Updated: Apr 24, 2020
Pink Wall is a tantalising trailer, portraying snippets of the narrative to the viewer, leaving off the finer details to be unravelled about the distressed lovers. Written and directed by Tom Cullan, known for his passionate romantic tales such as 'The Other Half' and 'Weekend', his genius storytelling of a fanatic relationship was again blossoming. Pink Wall was undoubtedly going to be another rollercoaster of emotion between this fierce couple.
The opening scene was a unique entertaining watch. By having the camera situated blindly in the middle of the table, whilst the family caught up in discussions, gave the audience an outsider perspective of the drama. The sudden change of tone throughout the movie was humbling as it showed the audience the authenticity of their relationship. For instance when Jenna and Leon fought secretly in the pub garden, disgracing each other with abusive insults and then surprisingly coming to an embrace of uncomfortable giggles. The non linear narrative worked like clockwork, exploring the different stages of a relationship from year one to year six, as they battle between crossroads in their lives. Done similarly with '500 days of summer' and 'Eternal sunshine of the spotless mind' the acting and passion between the characters is strong enough to carry the audience quickly between stages of their lives, without leaving you confused. There are many relatable themes for audiences adulting in a city, from Jenna's early days of drinking with girlfriends in night clubs, swiftly followed by hosting dinner parties when she becomes a working producer. Tom cleverly uses these scenes to explore crucial topics surrounding working women through some empowering speeches between friends. The movie effortlessly ends with such delicacy, contrasting the blubbering break up on the mountains against the first night they spent together, holding one and other in each's arms on the floor, as they silently drift off to sleep.

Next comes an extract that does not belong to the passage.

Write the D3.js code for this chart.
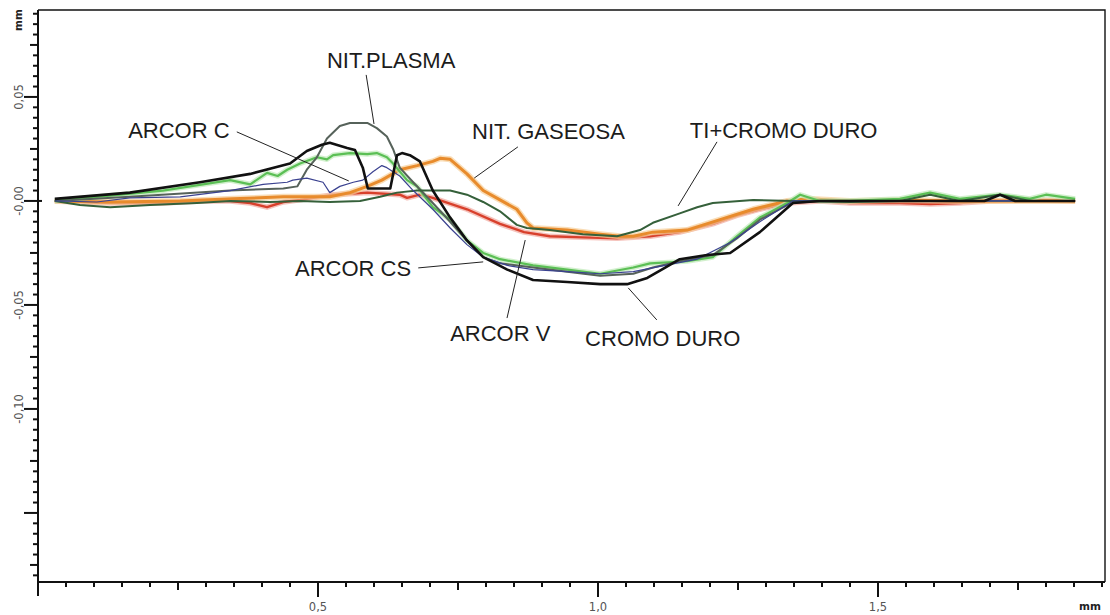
<!DOCTYPE html>
<html lang="es">
<head>
<meta charset="UTF-8"/>
<title>Perfiles de desgaste</title>
<script src="https://cdn.jsdelivr.net/npm/d3@7"></script>
<style>
    html, body { margin: 0; background: #fff; }
    svg { display: block; }
    .lbl { font-family: "Liberation Sans", Arial, sans-serif; font-size: 22px; fill: #1c1c1c; }
    .tick-lbl { font-family: "DejaVu Sans", Verdana, sans-serif; font-size: 11.5px; fill: #555; }
    .unit { font-family: "DejaVu Sans", Verdana, sans-serif; font-size: 10.5px; font-weight: bold; fill: #222; }
</style>
</head>
<body>
<div id="chart"></div>
<script>
    // profile readings, x in mm along the trace, depth in mm
    const cromoDuroX = [0.030, 0.164, 0.289, 0.379, 0.450, 0.480, 0.507, 0.521, 0.552, 0.566, 0.580, 0.589, 0.611, 0.629, 0.641, 0.650, 0.664, 0.682, 0.705, 0.736, 0.766, 0.795, 0.838, 0.884, 0.945, 1.004, 1.052, 1.088, 1.120, 1.146, 1.195, 1.236, 1.289, 1.348, 1.396, 1.539, 1.690, 1.718, 1.745, 1.852]
    const cromoDuroY = [0.001, 0.004, 0.009, 0.013, 0.018, 0.024, 0.027, 0.028, 0.0255, 0.0245, 0.016, 0.006, 0.006, 0.006, 0.022, 0.023, 0.022, 0.019, 0.005, -0.008, -0.019, -0.027, -0.033, -0.038, -0.039, -0.040, -0.040, -0.037, -0.032, -0.028, -0.026, -0.025, -0.015, -0.001, 0.000, 0.000, 0.000, 0.003, 0.000, 0.000]

    const plasmaX = [0.030, 0.164, 0.343, 0.438, 0.463, 0.480, 0.498, 0.516, 0.539, 0.557, 0.588, 0.605, 0.623, 0.634, 0.646, 0.670, 0.705, 0.736, 0.766, 0.795, 0.825, 0.884, 0.945, 1.004, 1.063, 1.098, 1.146, 1.205, 1.248, 1.289, 1.338, 1.361, 1.500, 1.852]
    const plasmaY = [0.000, 0.002, 0.005, 0.006, 0.007, 0.015, 0.021, 0.030, 0.036, 0.0375, 0.0375, 0.035, 0.031, 0.025, 0.016, 0.009, -0.001, -0.010, -0.019, -0.027, -0.030, -0.032, -0.034, -0.036, -0.035, -0.032, -0.029, -0.026, -0.018, -0.009, -0.002, 0.000, 0.000, 0.000]

    const arcorCX = [0.030, 0.105, 0.164, 0.254, 0.343, 0.402, 0.445, 0.455, 0.480, 0.509, 0.521, 0.539, 0.563, 0.580, 0.598, 0.614, 0.623, 0.646, 0.670, 0.705, 0.736, 0.766, 0.795, 0.838, 0.884, 0.945, 1.004, 1.063, 1.120, 1.177, 1.236, 1.289, 1.348, 1.500, 1.852]
    const arcorCY = [0.000, -0.0005, 0.0015, 0.002, 0.005, 0.008, 0.009, 0.010, 0.011, 0.009, 0.004, 0.007, 0.009, 0.010, 0.014, 0.017, 0.016, 0.012, 0.005, -0.004, -0.013, -0.021, -0.027, -0.031, -0.033, -0.034, -0.035, -0.034, -0.031, -0.028, -0.020, -0.010, 0.000, 0.000, 0.000]

    const gaseosaX = [0.030, 0.129, 0.254, 0.348, 0.438, 0.521, 0.557, 0.588, 0.614, 0.646, 0.677, 0.705, 0.718, 0.736, 0.766, 0.795, 0.825, 0.855, 0.873, 0.884, 0.945, 1.004, 1.039, 1.063, 1.098, 1.159, 1.218, 1.277, 1.338, 1.373, 1.450, 1.539, 1.646, 1.718, 1.771, 1.852]
    const gaseosaY = [0.000, -0.0005, 0.000, 0.001, 0.002, 0.002, 0.004, 0.007, 0.010, 0.015, 0.017, 0.019, 0.0205, 0.020, 0.013, 0.005, 0.0005, -0.004, -0.0105, -0.013, -0.014, -0.016, -0.017, -0.017, -0.015, -0.014, -0.009, -0.004, 0.000, 0.001, 0.000, 0.0005, 0.000, 0.000, 0.000, 0.000]

    const arcorVX = [0.030, 0.129, 0.223, 0.289, 0.343, 0.379, 0.409, 0.438, 0.468, 0.527, 0.588, 0.646, 0.659, 0.682, 0.705, 0.766, 0.825, 0.868, 0.914, 0.973, 1.034, 1.093, 1.146, 1.205, 1.248, 1.289, 1.338, 1.396, 1.450, 1.539, 1.593, 1.646, 1.700, 1.771, 1.852]
    const arcorVY = [0.000, -0.001, -0.001, 0.000, 0.000, -0.001, -0.003, -0.0005, 0.0005, 0.003, 0.004, 0.003, 0.0015, 0.003, 0.0015, -0.004, -0.011, -0.015, -0.017, -0.0175, -0.018, -0.017, -0.015, -0.011, -0.007, -0.004, -0.001, 0.000, -0.001, -0.001, -0.0015, -0.001, 0.000, 0.0005, 0.000]

    const tiCromoX = [0.030, 0.075, 0.129, 0.200, 0.284, 0.343, 0.414, 0.468, 0.521, 0.575, 0.611, 0.641, 0.677, 0.705, 0.736, 0.766, 0.795, 0.825, 0.855, 0.873, 0.914, 0.973, 1.034, 1.075, 1.098, 1.146, 1.177, 1.205, 1.277, 1.348, 1.450, 1.539, 1.593, 1.646, 1.718, 1.771, 1.852]
    const tiCromoY = [0.000, -0.002, -0.003, -0.002, -0.001, 0.000, -0.0005, 0.000, -0.0005, 0.000, 0.002, 0.004, 0.005, 0.005, 0.005, 0.003, -0.0005, -0.005, -0.0115, -0.013, -0.014, -0.016, -0.017, -0.014, -0.0105, -0.006, -0.003, -0.001, 0.0005, 0.000, -0.0005, 0.000, 0.003, 0.000, 0.003, 0.000, 0.000]

    const arcorCSX = [0.030, 0.105, 0.223, 0.343, 0.379, 0.409, 0.428, 0.445, 0.468, 0.498, 0.516, 0.527, 0.557, 0.588, 0.605, 0.623, 0.634, 0.659, 0.677, 0.705, 0.736, 0.766, 0.795, 0.825, 0.884, 0.945, 1.004, 1.063, 1.093, 1.159, 1.205, 1.248, 1.289, 1.338, 1.361, 1.396, 1.450, 1.539, 1.593, 1.646, 1.718, 1.771, 1.800, 1.852]
    const arcorCSY = [0.000, 0.002, 0.005, 0.010, 0.008, 0.0135, 0.012, 0.015, 0.018, 0.021, 0.020, 0.022, 0.023, 0.0225, 0.023, 0.021, 0.018, 0.010, 0.007, -0.003, -0.009, -0.019, -0.025, -0.028, -0.031, -0.033, -0.035, -0.032, -0.030, -0.029, -0.027, -0.017, -0.008, -0.001, 0.003, 0.000, 0.000, 0.001, 0.004, 0.001, 0.003, 0.001, 0.003, 0.001]

    const seriesNames = ['ARCOR V', 'NIT. GASEOSA', 'ARCOR CS', 'NIT.PLASMA', 'TI+CROMO DURO', 'ARCOR C', 'CROMO DURO']
    const seriesX = [arcorVX, gaseosaX, arcorCSX, plasmaX, tiCromoX, arcorCX, cromoDuroX]
    const seriesY = [arcorVY, gaseosaY, arcorCSY, plasmaY, tiCromoY, arcorCY, cromoDuroY]

    const xTickLabels = ['0,5', '1,0', '1,5']
    const xTickValues = [0.5, 1.0, 1.5]
    const yTickLabels = ['0,05', '-0,00', '-0,05', '-0,10']
    const yTickValues = [0.05, 0.00, -0.05, -0.10]

    const styles = {
        'ARCOR V': {color: '#d8402c', width: 2.4, halo: '#f1aaa0'},
        'NIT. GASEOSA': {color: '#e88b2c', width: 3, halo: '#f7cf98'},
        'ARCOR CS': {color: '#5bbf55', width: 2.2, halo: '#bfe9b8'},
        'NIT.PLASMA': {color: '#56625a', width: 2, halo: null},
        'TI+CROMO DURO': {color: '#35603a', width: 2, halo: null},
        'ARCOR C': {color: '#3b4290', width: 1.2, halo: null},
        'CROMO DURO': {color: '#111111', width: 2.6, halo: null}
    }

    // annotation anchors in data units: text start, leader from -> to
    const notes = [
        {text: 'NIT.PLASMA', x: 0.516, y: 0.064, from: [0.586, 0.0606], to: [0.600, 0.037]},
        {text: 'ARCOR C', x: 0.161, y: 0.0303, from: [0.355, 0.0332], to: [0.555, 0.0096]},
        {text: 'NIT. GASEOSA', x: 0.775, y: 0.0298, from: [0.857, 0.026], to: [0.779, 0.011]},
        {text: 'TI+CROMO DURO', x: 1.164, y: 0.0303, from: [1.2125, 0.0284], to: [1.143, -0.0024]},
        {text: 'ARCOR CS', x: 0.459, y: -0.036, from: [0.679, -0.0322], to: [0.795, -0.0293]},
        {text: 'ARCOR V', x: 0.736, y: -0.0673, from: [0.8375, -0.0563], to: [0.870, -0.0188]},
        {text: 'CROMO DURO', x: 0.977, y: -0.0697, from: [1.105, -0.0572], to: [1.054, -0.0418]}
    ]

    const width = 1110, height = 615
    const plotLeft = 38, plotRight = 1105, plotTop = 10, plotBottom = 582

    const x = d3.scaleLinear().domain([0, (plotRight - plotLeft) / 560]).range([plotLeft, plotRight])
    const y = d3.scaleLinear().domain([-0.1832, 0.0918]).range([plotBottom, plotTop])

    const svg = d3.select('#chart').append('svg')
        .attr('width', width)
        .attr('height', height)

    // frame
    svg.append('path')
        .attr('d', `M${plotLeft},${plotTop}H${plotRight}V${plotBottom}`)
        .attr('fill', 'none')
        .attr('stroke', '#111')
        .attr('stroke-width', 1.4)

    const line = d3.line().x(d => x(d[0])).y(d => y(d[1]))

    seriesNames.forEach((name, i) => {
        const pts = seriesX[i].map((v, j) => [v, seriesY[i][j]])
        const st = styles[name]
        if (st.halo) {
            svg.append('path')
                .datum(pts)
                .attr('d', line)
                .attr('fill', 'none')
                .attr('stroke', st.halo)
                .attr('stroke-width', st.width + 3)
                .attr('stroke-opacity', 0.7)
                .attr('stroke-linejoin', 'round')
        }
        svg.append('path')
            .datum(pts)
            .attr('d', line)
            .attr('fill', 'none')
            .attr('stroke', st.color)
            .attr('stroke-width', st.width)
            .attr('stroke-linejoin', 'round')
    })

    // x axis ticks, every 0.05 mm
    const xMinor = d3.range(0, 39).map(k => k * 0.05)
    const xg = svg.append('g').attr('transform', `translate(0,${plotBottom})`)
    xg.append('line').attr('x1', plotLeft).attr('x2', plotRight).attr('stroke', '#111').attr('stroke-width', 2)
    xg.selectAll('line.t').data(xMinor).join('line')
        .attr('class', 't')
        .attr('x1', d => x(d)).attr('x2', d => x(d))
        .attr('y1', 0)
        .attr('y2', (d, k) => k === 0 ? 14 : k % 10 === 0 ? 15 : k % 5 === 0 ? 8 : 5)
        .attr('stroke', '#111').attr('stroke-width', 2)
    xg.selectAll('text').data(xTickValues).join('text')
        .attr('class', 'tick-lbl')
        .attr('x', d => x(d)).attr('y', 29)
        .attr('text-anchor', 'middle')
        .text((d, k) => xTickLabels[k])
    svg.append('text').attr('class', 'unit')
        .attr('x', 1101).attr('y', 610).attr('text-anchor', 'end')
        .text('mm')

    // y axis ticks, every 0.005 mm
    const yMinor = d3.range(-36, 19).map(k => k * 0.005)
    const yg = svg.append('g').attr('transform', `translate(${plotLeft},0)`)
    yg.append('line').attr('y1', plotTop).attr('y2', plotBottom + 13).attr('stroke', '#111').attr('stroke-width', 2)
    yg.selectAll('line.t').data(yMinor).join('line')
        .attr('class', 't')
        .attr('y1', d => y(d)).attr('y2', d => y(d))
        .attr('x1', d => {
            const k = Math.round(d / 0.005)
            return k % 10 === 0 ? -14 : k % 5 === 0 ? -8 : -5
        })
        .attr('x2', d => Math.abs(d) < 1e-9 ? 4 : 0)
        .attr('stroke', '#111').attr('stroke-width', 2)
    yg.append('line').attr('x1', 0).attr('x2', 5).attr('y1', plotBottom).attr('y2', plotBottom)
        .attr('stroke', '#111').attr('stroke-width', 2)
    svg.selectAll('text.ylab').data(yTickValues).join('text')
        .attr('class', 'tick-lbl ylab')
        .attr('transform', d => `translate(23,${y(d)}) rotate(-90)`)
        .attr('text-anchor', 'middle')
        .text((d, k) => yTickLabels[k])
    svg.append('text').attr('class', 'unit')
        .attr('transform', 'translate(22,20) rotate(-90)')
        .attr('text-anchor', 'middle')
        .text('mm')

    // labels and leaders
    svg.selectAll('line.leader').data(notes).join('line')
        .attr('class', 'leader')
        .attr('x1', d => x(d.from[0])).attr('y1', d => y(d.from[1]))
        .attr('x2', d => x(d.to[0])).attr('y2', d => y(d.to[1]))
        .attr('stroke', '#222').attr('stroke-width', 1)
    svg.selectAll('text.lbl').data(notes).join('text')
        .attr('class', 'lbl')
        .attr('x', d => x(d.x)).attr('y', d => y(d.y))
        .text(d => d.text)
</script>
</body>
</html>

Tatiana Maslany is sensational, her expressions towards the words in the script is breathtaking and leaves the audience fighting for her ambitions. On the other hand, Jay Duplass' portrayal of Leon is a difficult watch. Whereas he leaves the audience chuckling in moments of sincerity with his darker days of unemployment at home, it's tougher to connect with his characters love towards Tatiana throughout the movie. His character comes across more eccentric at times, and I feel another actor might have been better to explore a more emotional story for both characters.

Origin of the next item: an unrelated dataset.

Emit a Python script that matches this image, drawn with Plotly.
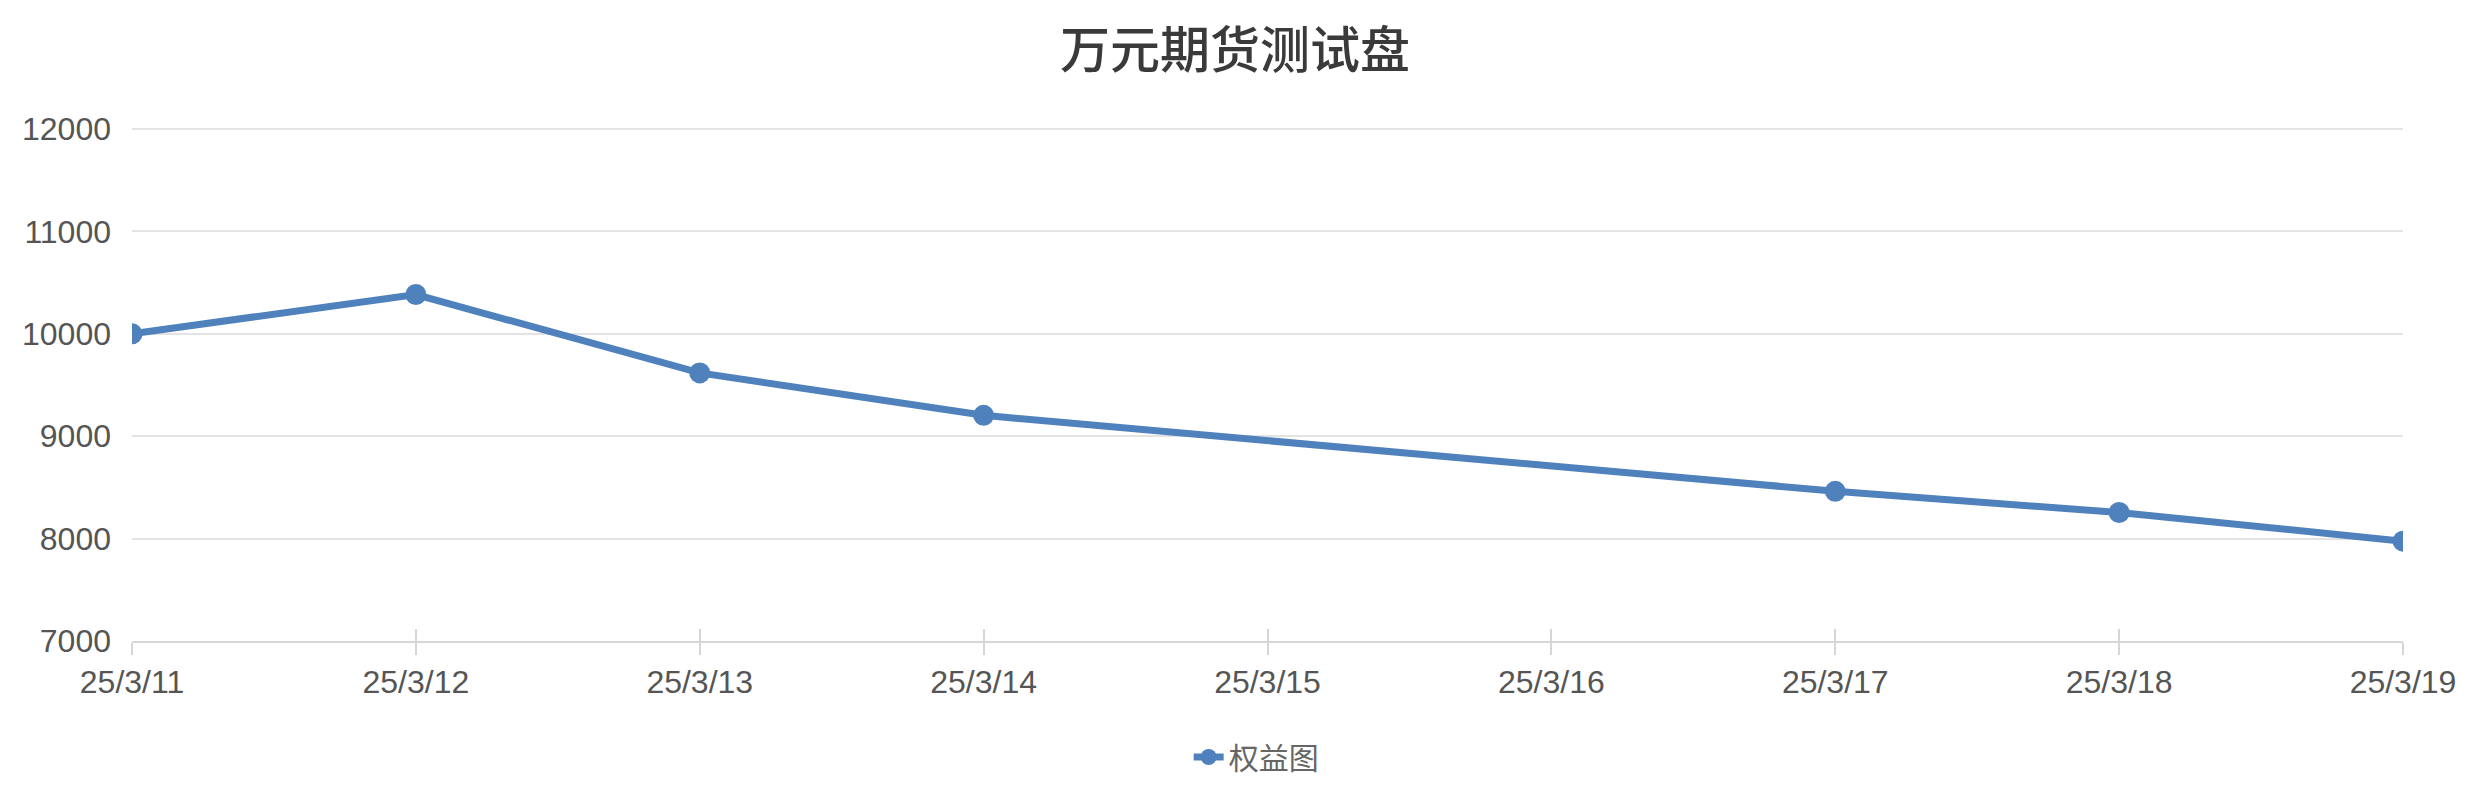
import plotly.graph_objects as go

# chart data
dates = ["25/3/11", "25/3/12", "25/3/13", "25/3/14", "25/3/15",
         "25/3/16", "25/3/17", "25/3/18", "25/3/19"]
equity = [10000, 10384, 9618, 9204, None, None, 8462, 8255, 7975]
y_ticks = [7000, 8000, 9000, 10000, 11000, 12000]

title_text = "万元期货测试盘"
series_name = "权益图"

line_color = "#4F81BD"
grid_color = "#E3E3E3"
axis_color = "#D6D6D6"
label_color = "#555555"


def main():
    fig = go.Figure()

    fig.add_trace(go.Scatter(
        x=dates, y=equity, name=series_name,
        mode="lines+markers", connectgaps=True,
        line=dict(color=line_color, width=7),
        marker=dict(color=line_color, size=21),
    ))

    fig.update_layout(
        width=2470, height=802,
        paper_bgcolor="white", plot_bgcolor="white",
        margin=dict(l=132, r=67, t=127, b=161, autoexpand=False),
        title=dict(
            text=title_text, x=0.5, xanchor="center",
            y=1 - 50 / 802, yanchor="middle",
            font=dict(family="Noto Sans CJK SC", size=50, weight=500, color="#3A3A3A"),
        ),
        showlegend=True,
        legend=dict(
            orientation="h", x=0.495, xanchor="center",
            y=-(757 - 641) / (802 - 127 - 161), yanchor="middle",
            font=dict(family="Noto Sans CJK SC", size=30, color="#666666"),
        ),
        font=dict(family="Liberation Sans", size=32, color=label_color),
        xaxis=dict(
            type="category", categoryorder="array", categoryarray=dates,
            range=[0, len(dates) - 1], automargin=False,
            showgrid=False, zeroline=False,
            showline=True, linecolor=axis_color, linewidth=2,
            ticks="outside", ticklen=12, tickwidth=2, tickcolor=axis_color,
            ticklabelstandoff=0,
            tickfont=dict(family="Liberation Sans", size=32, color=label_color),
        ),
        # duplicate axis so ticks cross the axis line
        xaxis2=dict(
            type="category", categoryorder="array", categoryarray=dates,
            range=[0, len(dates) - 1], overlaying="x", side="bottom",
            showgrid=False, zeroline=False, showline=False, automargin=False,
            ticks="inside", ticklen=12, tickwidth=2, tickcolor=axis_color,
            showticklabels=False, tickvals=dates,
        ),
        yaxis=dict(
            # a little headroom so the 12000 grid line is drawn
            range=[7000, 12020], tickvals=y_ticks, tickformat="d",
            automargin=False,
            showgrid=True, gridcolor=grid_color, gridwidth=2,
            zeroline=False, showline=False, ticks="",
            ticklabelstandoff=20,
            tickfont=dict(family="Liberation Sans", size=32, color=label_color),
        ),
    )

    # invisible trace to activate the second x axis
    fig.add_trace(go.Scatter(x=dates, y=[None] * len(dates), xaxis="x2",
                             showlegend=False, hoverinfo="skip"))

    # no body margin, so the figure sits at the window's top left corner
    fig.write_html("out.html", config={"displayModeBar": False},
                   post_script="document.body.style.margin='0';")


if __name__ == "__main__": main()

Overall, Tom Cullen creates a stunning factual entity of a relationship depicted through film. Through his simplistic style of cinematography, the audience can relate to these characters difficult arguments and struggles, without having to include a multitude of scenes and extra characters. The fact we never see Jenna's brother's face, or witness the scene of her cheating affair, makes the monologues more powerful and descriptive for the audience. It's a beautiful tale, drawing on the brutal reality of growing up, choosing between pursuing your own dreams alone or holding onto your relationship.